O que achei ter compreendido, ao menos foi assim que fui ensinada (não sei se com amor), que coisas do coração se opõem às da razão. A tradição do saber quem ensinou que é assim. No entanto, poderia ser que coração e razão também estejam no mesmo lugar, pois do que ouvi dos que julgam saber, disseram que não encontraram o lugar das coisas que ficam no coração e as que ficam na razão, se é que são separadas mesmo. Não sabem da latitude nem longitude, não acharam ainda, mas estão procurando. A última vez que os ouvi falar, disseram que está tudo espalhado pelo corpo e fora dele também. Deram um nome a essa configuração: "Cognição incorporada e situada". Essa é uma de muitas vozes, cada uma conta sua versão.

Está escrito também: "O coração é o que há de mais enganador, e não há remédio. Quem pode entendê-lo?"

Quem pode curá-lo quando se ressente? 
Passei a lembrar que, diferente do pâncreas (pois, quem consegue lembrar que tem pâncreas?), o coração não passa desapercebido, ele reclama e também se alegra. Muda de ritmo e de humor. Já o ouvi bater e gostei tanto de ouvir, gostei de seu timbre, de sua cadência. Também o sinto no tato, sinto nos dedos. É um órgão expressivo, forte, musculoso, mas que exige cuidados, ele é de consciência delicada, um nervo exposto, parecido com o dente - forte e delicado ao mesmo tempo.
Dizem que o esmalte é a parte mais dura do corpo humano. A vida do dente fica protegida por ele, depois do esmalte tem a dentina, que reveste a polpa. A polpa é a que fica bem lá dentro, em seu centro, cheia de enervações que avisam, e microvasos que irrigam com delicadeza, nutrindo tudo.
O coração talvez seja a polpa da alma. Pois tal qual acontece com o dente, se exposto por completo e tocado em sua polpa, a dor que reclama é lancinante, lateja e lembra o tempo todo de sua existência.

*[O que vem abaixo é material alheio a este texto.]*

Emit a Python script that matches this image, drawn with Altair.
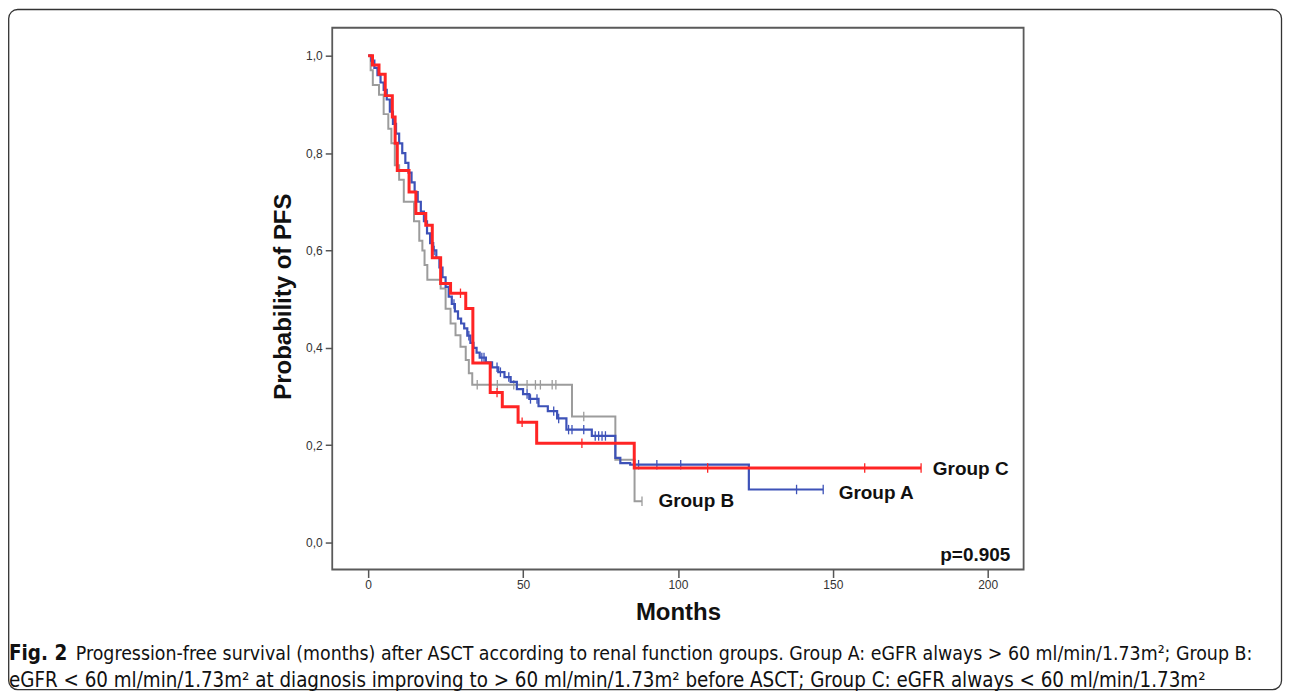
import altair as alt
import pandas as pd

# ---------------- data ----------------
# Group A (blue)
a_time = [0, 1, 2, 3, 4, 5, 6, 7, 8, 9, 10, 11, 12, 13, 14, 15, 16, 17, 18, 19, 20, 21, 22, 23, 24, 25, 26,
          27, 28, 29, 30, 31, 32, 33, 34, 35, 36, 38, 40, 42, 44, 46, 48, 50, 52, 55, 58, 61, 64, 72.2,
          79.8, 81.4, 84.6, 122.9, 146.9]
a_surv = [1.0, 0.99, 0.975, 0.96, 0.945, 0.93, 0.91, 0.885, 0.86, 0.84, 0.82, 0.80, 0.78, 0.76, 0.74, 0.72,
          0.70, 0.68, 0.66, 0.635, 0.615, 0.60, 0.585, 0.565, 0.545, 0.525, 0.505, 0.49, 0.475, 0.46, 0.45,
          0.44, 0.425, 0.41, 0.40, 0.39, 0.38, 0.37, 0.36, 0.35, 0.34, 0.33, 0.315, 0.305, 0.295, 0.28,
          0.27, 0.255, 0.232, 0.219, 0.174, 0.163, 0.160, 0.109, 0.109]
a_cens = [21.3, 27.7, 32.5, 36.7, 37.4, 41.6, 42.7, 45.4, 51.3, 52.4, 54.5, 59.9, 61.5, 64.7, 65.8, 69.6,
          73.3, 74.4, 75.5, 76.6, 87.3, 93.2, 100.9, 138.3, 146.9]

# Group B (grey)
b_time = [0, 0.8, 1.5, 3.5, 5.0, 6.5, 7.5, 8.6, 10.0, 11.5, 14.8, 16.5, 17.5, 18.2, 19.1, 23.4, 25.0, 26.6,
          28.2, 29.8, 31.5, 32.5, 33.6, 65.8, 79.8, 86.0, 88.4]
b_surv = [1.0, 0.97, 0.94, 0.92, 0.88, 0.85, 0.82, 0.775, 0.745, 0.70, 0.66, 0.62, 0.60, 0.57, 0.54, 0.522,
          0.48, 0.45, 0.426, 0.402, 0.375, 0.348, 0.324, 0.259, 0.17, 0.085, 0.085]
b_cens = [35.2, 41.7, 47.0, 51.3, 54.0, 55.6, 59.4, 60.6, 69.6, 88.4]

# Group C (red)
c_time = [0, 1.4, 3.5, 5.5, 7.8, 8.7, 9.4, 13.2, 15.4, 18.6, 20.7, 23.4, 26.6, 31.5, 33.8, 39.4, 43.3,
          48.4, 54.4, 85.9, 178.5]
c_surv = [1.0, 0.981, 0.962, 0.918, 0.874, 0.82, 0.764, 0.72, 0.676, 0.652, 0.585, 0.532, 0.512, 0.481,
          0.369, 0.308, 0.279, 0.247, 0.204, 0.153, 0.153]
c_cens = [29.8, 41.6, 49.7, 69.0, 109.6, 160.3, 178.5]

x_ticks = [0, 50, 100, 150, 200]
y_ticks = [0.0, 0.2, 0.4, 0.6, 0.8, 1.0]

groups = ["Group A", "Group B", "Group C"]
label_m = [151.9, 93.7, 182.3]
label_s = [0.1018, 0.0846, 0.1510]
p_text = "p=0.905"

caption_bold = "Fig. 2"
caption_1 = ("Progression-free survival (months) after ASCT according to renal function groups. "
             "Group A: eGFR always > 60 ml/min/1.73m²; Group B:")
caption_2 = ("eGFR < 60 ml/min/1.73m² at diagnosis improving to > 60 ml/min/1.73m² before ASCT; "
             "Group C: eGFR always < 60 ml/min/1.73m²")

# ---------------- styling ----------------
colors = {"Group A": "#3d52b8", "Group B": "#9c9c9c", "Group C": "#ff2424"}
widths = {"Group A": 2.2, "Group B": 2.0, "Group C": 3.0}
W, H = 693, 543
FONT = "Liberation Sans"
CAP_FONT = "DejaVu Sans Condensed"


def step_value(times, survs, t):
    v = survs[0]
    for tt, s in zip(times, survs):
        if tt <= t:
            v = s
    return v


curves = {"Group A": (a_time, a_surv, a_cens),
          "Group B": (b_time, b_surv, b_cens),
          "Group C": (c_time, c_surv, c_cens)}

xscale = alt.Scale(domain=[-11.6, 211.6], nice=False, zero=False)
yscale = alt.Scale(domain=[-0.0553, 1.0574], nice=False, zero=False)

xaxis = alt.Axis(values=x_ticks, title="Months", grid=False, domain=False, tickSize=8, tickWidth=1.5,
                 tickColor="#555555", labelFont=FONT, labelFontSize=12, labelColor="#333333",
                 labelPadding=2, titleFont=FONT, titleFontSize=24, titleFontWeight="bold",
                 titleColor="#111111", titleBaseline="alphabetic", titleY=50, titleX=W / 2,
                 titleAlign="center")
yaxis = alt.Axis(values=y_ticks, title="Probability of PFS", grid=False, domain=False, tickSize=7,
                 tickWidth=1.5, tickColor="#555555", format=".1f",
                 labelExpr="replace(datum.label, '.', ',')", labelFont=FONT, labelFontSize=12,
                 labelColor="#333333", labelPadding=3, titleFont=FONT, titleFontSize=24,
                 titleFontWeight="bold", titleColor="#111111", titleAngle=-90, titleBaseline="alphabetic",
                 titleAlign="center", titleX=-42, titleY=269)

layers = []
for g in ["Group B", "Group A", "Group C"]:
    t, s, cen = curves[g]
    df = pd.DataFrame({"month": t, "surv": s})
    line = alt.Chart(df).mark_line(interpolate="step-after", color=colors[g], strokeWidth=widths[g]).encode(
        x=alt.X("month:Q", scale=xscale, axis=xaxis),
        y=alt.Y("surv:Q", scale=yscale, axis=yaxis),
        order="month:Q",
    )
    cdf = pd.DataFrame({"month": cen, "surv": [step_value(t, s, c) for c in cen]})
    ticks = alt.Chart(cdf).mark_point(shape="M0,-1L0,1", size=90, filled=False, color=colors[g],
                                      strokeWidth=1.3, opacity=1).encode(
        x=alt.X("month:Q", scale=xscale),
        y=alt.Y("surv:Q", scale=yscale),
    )
    layers += [line, ticks]

lab_df = pd.DataFrame({"group": groups, "month": label_m, "surv": label_s})
labels = alt.Chart(lab_df).mark_text(align="left", baseline="middle", font=FONT, fontSize=19,
                                     fontWeight="bold", color="#111111").encode(
    x=alt.X("month:Q", scale=xscale), y=alt.Y("surv:Q", scale=yscale), text="group:N")

one = pd.DataFrame({"k": [0]})
ptxt = alt.Chart(one).mark_text(align="right", baseline="middle", font=FONT, fontSize=19,
                                fontWeight="bold", color="#111111").encode(
    x=alt.datum(207.3, scale=xscale), y=alt.datum(-0.0246, scale=yscale), text=alt.value(p_text))

border = alt.Chart(one).mark_rect(fill=None, stroke="#333333", strokeWidth=1.3, cornerRadius=9).encode(
    x=alt.value(-324.3), x2=alt.value(951.5), y=alt.value(-18.3), y2=alt.value(663.5))

cap0 = alt.Chart(one).mark_text(align="left", baseline="alphabetic", font=CAP_FONT, fontSize=20.5,
                                fontWeight="bold", color="#111111").encode(
    x=alt.value(-324), y=alt.value(634), text=alt.value(caption_bold))
cap1 = alt.Chart(one).mark_text(align="left", baseline="alphabetic", font=CAP_FONT, fontSize=19.4,
                                color="#111111").encode(
    x=alt.value(-257), y=alt.value(634), text=alt.value(caption_1))
cap2 = alt.Chart(one).mark_text(align="left", baseline="alphabetic", font=CAP_FONT, fontSize=20.4,
                                color="#111111").encode(
    x=alt.value(-324), y=alt.value(661), text=alt.value(caption_2))

chart = alt.layer(border, *layers, labels, ptxt, cap0, cap1, cap2).properties(
    width=W, height=H,
    autosize=alt.AutoSizeParams(type="none"),
    padding={"left": 325, "top": 19, "right": 261, "bottom": 122},
).configure(background="white").configure_view(stroke="#5a5a5a", strokeWidth=1.8)

chart.save("out.html", embed_options={"renderer": "svg", "actions": False})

Por vezes, se ressente, e nunca mais para de reclamar. Há os que, para fazer parar a dor, arrancam o nervo, fazem o dente morrer, aí não pode reclamar mais, nem sentir. Os mortos não se fazem lembrar.
A dor também traz consigo ensinamentos. Parece que o amor é ponto de partida para que se ensine, mas a dor é que faz lembrar quando se resiste. Não só penso que seja assim, como também já senti.